WHAT IS EXPECTED
Give only the number of lines in the listing below where the string "React" occurs.

GIVEN DATA

##########

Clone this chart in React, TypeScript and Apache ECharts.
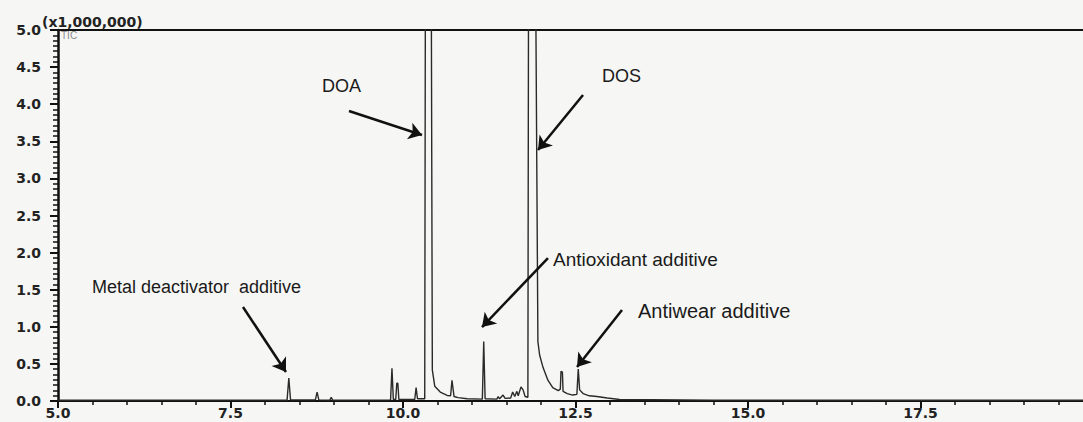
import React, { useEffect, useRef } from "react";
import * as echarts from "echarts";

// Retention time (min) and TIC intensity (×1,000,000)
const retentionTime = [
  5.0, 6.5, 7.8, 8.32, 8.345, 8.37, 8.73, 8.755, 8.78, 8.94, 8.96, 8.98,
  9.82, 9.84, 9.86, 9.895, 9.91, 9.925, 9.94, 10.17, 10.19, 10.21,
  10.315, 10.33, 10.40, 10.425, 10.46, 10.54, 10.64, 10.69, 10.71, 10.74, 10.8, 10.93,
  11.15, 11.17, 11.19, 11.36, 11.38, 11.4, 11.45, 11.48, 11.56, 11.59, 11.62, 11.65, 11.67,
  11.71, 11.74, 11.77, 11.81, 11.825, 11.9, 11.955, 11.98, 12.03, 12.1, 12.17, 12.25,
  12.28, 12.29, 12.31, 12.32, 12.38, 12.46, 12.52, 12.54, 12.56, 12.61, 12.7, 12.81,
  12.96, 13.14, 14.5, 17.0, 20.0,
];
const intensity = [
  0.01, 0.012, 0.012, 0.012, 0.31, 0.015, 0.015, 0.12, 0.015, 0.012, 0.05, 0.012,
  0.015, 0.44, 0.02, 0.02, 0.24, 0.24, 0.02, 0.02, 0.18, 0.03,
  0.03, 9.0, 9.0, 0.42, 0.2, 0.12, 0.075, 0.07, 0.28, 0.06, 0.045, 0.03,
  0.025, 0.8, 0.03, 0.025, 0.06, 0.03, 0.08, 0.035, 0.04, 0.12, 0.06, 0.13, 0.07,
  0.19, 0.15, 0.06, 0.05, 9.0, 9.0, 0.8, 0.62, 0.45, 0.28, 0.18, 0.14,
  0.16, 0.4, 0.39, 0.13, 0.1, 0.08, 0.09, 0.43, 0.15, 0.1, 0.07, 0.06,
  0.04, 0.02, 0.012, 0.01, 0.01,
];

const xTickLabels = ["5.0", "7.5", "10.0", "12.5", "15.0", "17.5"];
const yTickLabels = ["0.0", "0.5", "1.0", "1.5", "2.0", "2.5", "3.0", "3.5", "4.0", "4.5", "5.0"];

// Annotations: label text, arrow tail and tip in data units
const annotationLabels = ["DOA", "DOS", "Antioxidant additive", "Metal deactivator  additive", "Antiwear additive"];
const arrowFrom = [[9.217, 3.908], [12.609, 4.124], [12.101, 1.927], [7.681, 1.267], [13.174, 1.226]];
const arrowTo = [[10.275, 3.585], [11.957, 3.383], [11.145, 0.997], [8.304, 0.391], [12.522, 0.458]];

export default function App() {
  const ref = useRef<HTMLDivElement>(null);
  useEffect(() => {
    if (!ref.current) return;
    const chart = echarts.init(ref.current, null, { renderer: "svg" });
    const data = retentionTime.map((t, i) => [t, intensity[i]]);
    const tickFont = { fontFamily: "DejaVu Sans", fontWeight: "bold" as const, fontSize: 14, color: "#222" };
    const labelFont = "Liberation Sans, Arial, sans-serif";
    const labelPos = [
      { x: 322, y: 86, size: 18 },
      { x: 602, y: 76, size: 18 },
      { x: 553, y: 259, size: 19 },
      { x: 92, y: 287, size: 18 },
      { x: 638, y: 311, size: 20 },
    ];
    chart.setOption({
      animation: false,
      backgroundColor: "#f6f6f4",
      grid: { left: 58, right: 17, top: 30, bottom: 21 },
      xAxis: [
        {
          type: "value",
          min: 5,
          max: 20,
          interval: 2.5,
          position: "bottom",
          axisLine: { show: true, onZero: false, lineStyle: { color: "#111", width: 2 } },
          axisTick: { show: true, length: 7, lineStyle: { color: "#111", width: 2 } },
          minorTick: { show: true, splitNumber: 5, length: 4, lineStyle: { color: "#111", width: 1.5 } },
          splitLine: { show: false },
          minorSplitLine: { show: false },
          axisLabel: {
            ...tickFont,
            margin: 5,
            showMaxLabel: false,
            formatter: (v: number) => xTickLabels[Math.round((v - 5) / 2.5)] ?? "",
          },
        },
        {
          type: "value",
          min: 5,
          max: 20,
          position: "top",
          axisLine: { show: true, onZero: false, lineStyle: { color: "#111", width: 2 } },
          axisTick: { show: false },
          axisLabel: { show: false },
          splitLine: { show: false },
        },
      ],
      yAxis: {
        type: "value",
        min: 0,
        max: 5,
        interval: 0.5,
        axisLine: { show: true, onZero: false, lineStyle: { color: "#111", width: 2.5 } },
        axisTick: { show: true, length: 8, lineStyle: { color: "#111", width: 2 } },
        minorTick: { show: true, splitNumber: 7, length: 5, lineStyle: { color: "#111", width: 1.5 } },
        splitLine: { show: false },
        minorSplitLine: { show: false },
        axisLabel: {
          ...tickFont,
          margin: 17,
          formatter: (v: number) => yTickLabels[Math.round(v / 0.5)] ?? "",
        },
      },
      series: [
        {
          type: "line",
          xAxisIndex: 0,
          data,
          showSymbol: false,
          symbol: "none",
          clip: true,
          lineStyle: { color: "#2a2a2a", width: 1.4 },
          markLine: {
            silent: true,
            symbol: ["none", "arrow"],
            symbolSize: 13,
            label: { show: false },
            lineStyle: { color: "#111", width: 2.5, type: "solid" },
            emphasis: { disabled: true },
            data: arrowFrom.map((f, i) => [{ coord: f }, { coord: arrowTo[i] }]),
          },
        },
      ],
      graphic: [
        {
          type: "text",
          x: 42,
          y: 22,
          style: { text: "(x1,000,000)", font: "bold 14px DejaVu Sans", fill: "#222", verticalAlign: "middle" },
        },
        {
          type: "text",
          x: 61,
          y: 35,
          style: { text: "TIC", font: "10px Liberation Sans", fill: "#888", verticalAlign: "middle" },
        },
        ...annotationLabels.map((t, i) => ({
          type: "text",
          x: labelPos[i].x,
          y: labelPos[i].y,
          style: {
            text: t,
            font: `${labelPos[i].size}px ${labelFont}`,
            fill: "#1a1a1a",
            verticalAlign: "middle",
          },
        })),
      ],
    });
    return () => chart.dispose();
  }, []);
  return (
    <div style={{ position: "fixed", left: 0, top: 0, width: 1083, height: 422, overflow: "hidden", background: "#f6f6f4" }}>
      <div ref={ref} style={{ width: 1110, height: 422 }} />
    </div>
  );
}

##########

RESPONSE TO THIS TASK
2